The car will depart Chongqing and arrive in Beijing - roughly the equivalent of driving from New York to Kansas City -- in time for when the Chinese capital hosts its auto show next month, according to Xu Liuping, Changan's chairman and Communist Party secretary of the state-owned carmaker.
The company will showcase a self-driving model at the exhibition, which takes place in Beijing this year in the world's largest auto market.
Changan joins BAIC Group and Internet giant Baidu Inc among Chinese companies competing in the global race to develop cars that can pilot themselves with minimal or no human intervention.
For China, the push for self-driving vehicles is also part of a broader state initiative urging manufacturers to upgrade their technology as lower-cost countries emerge and compete for labor-intensive factory jobs.
"Alternative energy, artificial intelligence and the Internet are the three new technologies reshaping the global auto industry and that poses both opportunity and a tough test," Mr Xu said in an e-mail.
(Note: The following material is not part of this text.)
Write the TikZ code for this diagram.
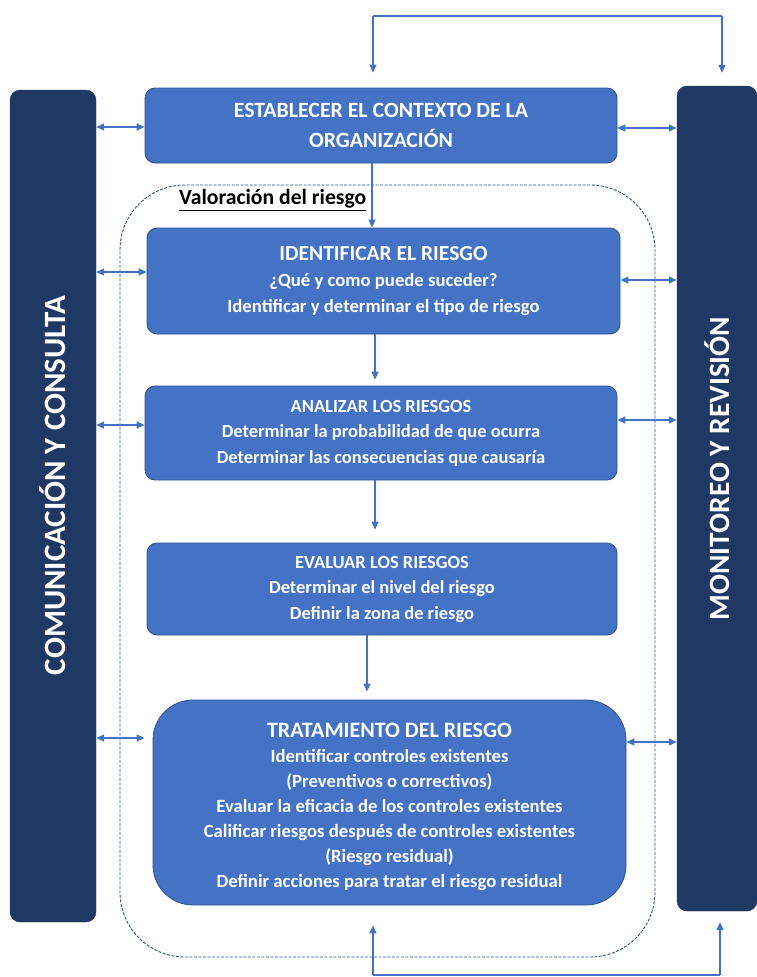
\documentclass[tikz,border=0pt]{standalone}
\usepackage{fontspec}
\setmainfont{Carlito}
\usetikzlibrary{arrows.meta,calc}
\definecolor{boxblue}{HTML}{4472C4}
\definecolor{boxedge}{HTML}{2F528F}
\definecolor{navy}{HTML}{203864}
\definecolor{arrblue}{HTML}{4472C4}
\definecolor{dashblue}{HTML}{2F4F8F}
\begin{document}
\begin{tikzpicture}[x=1pt,y=-1pt,
 stepbox/.style={draw=boxedge, line width=0.8pt, fill=boxblue, rounded corners=10pt, text=white,
   font=\bfseries\fontsize{18.5}{25.5}\selectfont, align=center, inner sep=0pt},
 bar/.style={draw=navy, fill=navy, rounded corners=10pt, inner sep=0pt},
 bartext/.style={text=white, font=\bfseries\fontsize{31}{33}\selectfont, rotate=90},
 flowline/.style={draw=arrblue, line width=1.3pt},
 arr/.style={flowline, -{Triangle[length=8pt,width=7pt]}},
 darr/.style={flowline, {Triangle[length=8pt,width=7pt]}-{Triangle[length=8pt,width=7pt]}},
 valzone/.style={draw=dashblue, line width=0.9pt, dash pattern=on 3pt off 1.5pt, rounded corners=65pt, inner sep=0pt},
]
\useasboundingbox (0,0) rectangle (757,977);

% side bars
\node[bar, minimum width=86pt, minimum height=832pt] (com) at (53,506) {};
\node[bartext] (comt) at (53,485.5) {COMUNICACIÓN Y CONSULTA};
\node[bar, minimum width=80pt, minimum height=825pt] (mon) at (717,498.5) {};
\node[bartext, font=\bfseries\fontsize{29.5}{31}\selectfont] (mont) at (717,468.5) {MONITOREO Y REVISIÓN};

% dashed zone
\node[valzone, minimum width=535pt, minimum height=772pt] (val) at (387.5,571) {};
\node[font=\bfseries\fontsize{21.7}{24}\selectfont, anchor=west, inner sep=0pt] (valt) at (179,200) {\underline{Valoración del riesgo}};

% boxes
\node[stepbox, minimum width=472pt, minimum height=75pt, font=\bfseries\fontsize{21.8}{29.5}\selectfont] (est) at (381,125.5)
 {ESTABLECER EL CONTEXTO DE LA\\ORGANIZACIÓN};
\node[stepbox, minimum width=473pt, minimum height=106pt, font=\bfseries\fontsize{18.7}{26}\selectfont] (ide) at (383.5,281)
 {{\fontsize{21.5}{26}\selectfont IDENTIFICAR EL RIESGO}\\¿Qué y como puede suceder?\\Identificar y determinar el tipo de riesgo};
\node[stepbox, minimum width=472pt, minimum height=94pt] (ana) at (381,433)
 {ANALIZAR LOS RIESGOS\\Determinar la probabilidad de que ocurra\\Determinar las consecuencias que causaría};
\node[stepbox, minimum width=470pt, minimum height=92pt] (eva) at (382,589)
 {EVALUAR LOS RIESGOS\\Determinar el nivel del riesgo\\Definir la zona de riesgo};
\node[stepbox, rounded corners=40pt, minimum width=473pt, minimum height=205pt, font=\bfseries\fontsize{18.7}{25}\selectfont] (tra) at (389.5,802.5)
 {\rule{0pt}{24pt}{\fontsize{22}{26}\selectfont TRATAMIENTO DEL RIESGO}\\Identificar controles existentes\\(Preventivos o correctivos)\\Evaluar la eficacia de los controles existentes\\Calificar riesgos después de controles existentes\\(Riesgo residual)\\Definir acciones para tratar el riesgo residual};

% vertical flow
\draw[arr] ([xshift=-9pt]est.south) -- ([xshift=-11.5pt]ide.north);
\draw[arr, shorten >=6pt] ([xshift=-8.5pt]ide.south) -- ([xshift=-6pt]ana.north);
\draw[arr, shorten >=13pt] ([xshift=-6pt]ana.south) -- ([xshift=-7pt]eva.north);
\draw[arr, shorten >=8pt] ([xshift=-15pt]eva.south) -- ([xshift=-22.5pt]tra.north);

% side double arrows
\coordinate (l1) at (0,127); \coordinate (l2) at (0,272);
\coordinate (l3) at (0,425); \coordinate (l4) at (0,738);
\coordinate (r1) at (0,128); \coordinate (r2) at (0,280);
\coordinate (r3) at (0,420); \coordinate (r4) at (0,742);
\draw[darr] (com.east |- l1) -- (est.west |- l1);
\draw[darr] (com.east |- l2) -- (ide.west |- l2);
\draw[darr] (com.east |- l3) -- (ana.west |- l3);
\draw[darr, shorten >=8pt] (com.east |- l4) -- (tra.west |- l4);
\draw[darr] (est.east |- r1) -- (mon.west |- r1);
\draw[darr] (ide.east |- r2) -- (mon.west |- r2);
\draw[darr] (ana.east |- r3) -- (mon.west |- r3);
\draw[darr] (tra.east |- r4) -- (mon.west |- r4);

% feedback loops
\coordinate (tl) at (373,16); \coordinate (tr) at (722,16);
\draw[flowline, line width=1.1pt] (tl) -- (tr);
\draw[arr, shorten >=15pt] (tl) -- (tl |- est.north);
\draw[arr, shorten >=13pt] (tr) -- (tr |- mon.north);
\coordinate (bl) at (373,975); \coordinate (br) at (720,975);
\draw[flowline, line width=1.1pt] (bl) -- (br);
\draw[arr, shorten >=20pt] (bl) -- (bl |- tra.south);
\draw[arr, shorten >=11pt] (br) -- (br |- mon.south);
\end{tikzpicture}
\end{document}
"We are currently working together with some distinguished companies, organizations and tertiary institutions on autonomous-car development and research. The partnerships will continue to strengthen and broaden in the future."
Changan sold more than 1 million of its own-brand cars for the first time last year. It's raised the average selling price for Changan-badge vehicles by about 10 per cent per year since 2008, even as more discounting leads industry margins to contract, according to Xu.
Even so, shares of Chongqing Changan Automobile Co, the publicly-traded unit of Changan group, plunged 56 per cent over a four-month period to a trough in August, as a stock-market rout wiped out billions of dollars in market value. The benchmark Shanghai Composite Index declined 34 per cent in the same period.
"There's a gap between Changan's operational results, growth potential and the low share valuation," Mr Xu said. "We hope and believe that Changan will receive better recognition from the market in the future."
To speed up its expansion, Changan also aims to start production in overseas markets such as Russia, India and Brazil, according to Mr Xu. The company is open to working with Tesla Motors Co if it's interested in partnering to manufacture in China, he said.